If corruption is measured by how deeply and irreversibly it shapes the future, then the education system stands at the centre of India’s most urgent institutional crisis. And unlike visible scandals, this crisis will not announce itself—it will reveal its consequences only when it is already too late to ignore.

Conclusion: A National Warning

Corruption in education does not announce itself with scandals or sirens. It settles quietly into routines—into fee structures that go unquestioned, recruitment processes that evade scrutiny, curricula that avoid discomfort, and institutions that drift without accountability. Because its damage is slow and cumulative, it is often tolerated longer than any other form of corruption. Yet no other institutional failure shapes the future as decisively.

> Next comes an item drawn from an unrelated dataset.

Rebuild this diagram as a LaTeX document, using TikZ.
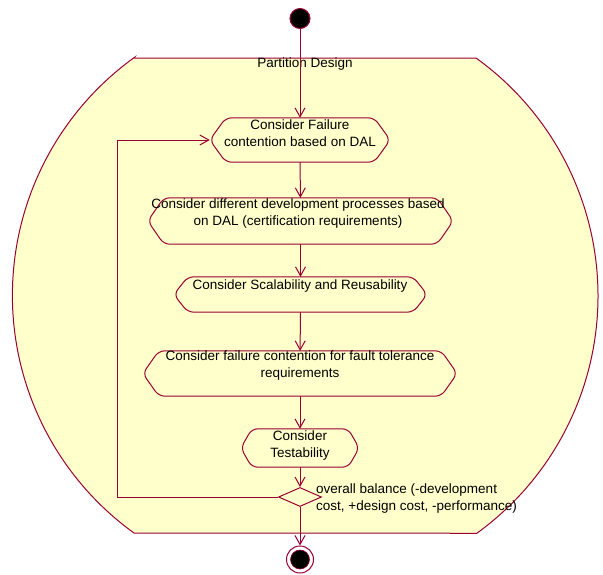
\documentclass[tikz,border=0pt]{standalone}
\usepackage{fontspec}
\setmainfont{Liberation Sans}
\usetikzlibrary{shapes.geometric,arrows.meta}

\definecolor{umlred}{HTML}{990033}
\definecolor{umlfill}{HTML}{FFFFCC}

\tikzset{
  actline/.style={draw=umlred, line width=1pt, rounded corners=6pt},
  act/.style={rectangle, inner sep=0pt, append after command={\pgfextra{
    \draw[actline] ([xshift=#1]\tikzlastnode.north west) -- ([xshift=-#1]\tikzlastnode.north east)
      -- (\tikzlastnode.east) -- ([xshift=-#1]\tikzlastnode.south east)
      -- ([xshift=#1]\tikzlastnode.south west) -- (\tikzlastnode.west) -- cycle;}}},
  act/.default=16pt,
  acttext/.style={align=center, inner sep=0pt, font=\fontsize{13.5}{17}\selectfont},
  flow/.style={draw=umlred, line width=1pt, -{Straight Barb[length=9pt,width=10pt]}},
}

\begin{document}
\begin{tikzpicture}[x=1pt,y=-1pt]
\useasboundingbox (0,0) rectangle (603,574);

% Partition swimlane
\filldraw[draw=umlred, fill=umlfill, line width=1pt] (134,58) -- (476,58) arc (-54.3:54.1:293) -- (134,533) arc (125.8:234.3:293) -- cycle;
\node[acttext] (parttitle) at (305,64) {Partition Design};

% Initial and final states
\node[circle, fill=black, draw=umlred, line width=1pt, minimum size=20pt, inner sep=0pt] (start) at (300,18.5) {};
\node[circle, fill=white, draw=umlred, line width=1pt, minimum size=27pt, inner sep=0pt] (stop) at (300,559.5) {};
\node[circle, fill=black, draw=umlred, line width=0.6pt, minimum size=19pt, inner sep=0pt] (stopdot) at (stop) {};

% Activities
\node[act, minimum width=180pt, minimum height=44pt] (fail) at (300,140) {};
\node[acttext] (failtxt) at (300,133.5) {Consider Failure\\contention based on DAL};

\node[act, minimum width=305pt, minimum height=46pt] (process) at (300.5,221) {};
\node[acttext] (processtxt) at (298,213.5) {Consider different development processes based\\on DAL (certification requirements)};

\node[act=14pt, minimum width=253pt, minimum height=35pt] (scale) at (300.5,294.5) {};
\node[acttext] (scaletxt) at (300,286) {Consider Scalability and Reusability};

\node[act, minimum width=314pt, minimum height=45pt] (tolerance) at (300,373.5) {};
\node[acttext] (tolerancetxt) at (300,365.5) {Consider failure contention for fault tolerance\\requirements};

\node[act=11pt, minimum width=118pt, minimum height=38pt] (testab) at (300,448) {};
\node[acttext] (testabtxt) at (300,445.5) {Consider\\Testability};

% Decision
\node[diamond, draw=umlred, fill=umlfill, line width=1pt, minimum width=43pt, minimum height=19pt, inner sep=0pt] (balance) at (300,497) {};
\node[acttext, anchor=west, align=left] (balancetxt) at (316,498.5) {overall balance (-development\\cost, +design cost, -performance)};

% Control flows
\draw[flow] (start) -- (fail);
\draw[flow] (fail) -- (process);
\draw[flow] (process) -- (scale);
\draw[flow] (scale) -- (tolerance);
\draw[flow] (tolerance) -- (testab);
\draw[flow] (testab) -- (balance);
\draw[flow] (balance) -- (stop);
\coordinate (loop) at (117,497);
\draw[flow] (balance.west) -- (loop) |- (fail.west);

\end{tikzpicture}
\end{document}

The consequences of a compromised education system do not remain confined to classrooms. They emerge years later in weakened institutions, disengaged citizens, and a society more comfortable with adjustment than reform. When generations grow up learning that access outweighs merit, silence outweighs inquiry, and compliance outweighs conscience, the cost is borne not by individuals alone, but by the nation itself.

This crisis cannot be addressed through isolated reforms or symbolic gestures. It demands a collective re‑examination of priorities—by governments that must treat education as infrastructure, not expenditure; by institutions that must choose accountability over convenience; by parents and citizens who must demand fairness without fear. Education does not merely prepare individuals for the future; it determines what kind of future is possible.

If this form of corruption remains unchallenged today, its consequences will define India for decades to come. And by the time its impact becomes impossible to ignore, it may already be too deeply embedded to undo. The question, then, is not whether education can afford reform—but whether the country can afford further delay.

Disclaimer

This article is based on publicly available reports, court records, policy documents, and credible media sources. All references to institutions, legal developments, and educational practices are used strictly for academic and analytical purposes. The focus of the discussion is on systemic and structural issues within the education ecosystem, not on individual educators, officials, or institutions. The objective is to encourage informed dialogue and critical reflection on education policy and its long‑term societal impact, without attributing intent or misconduct to specific persons.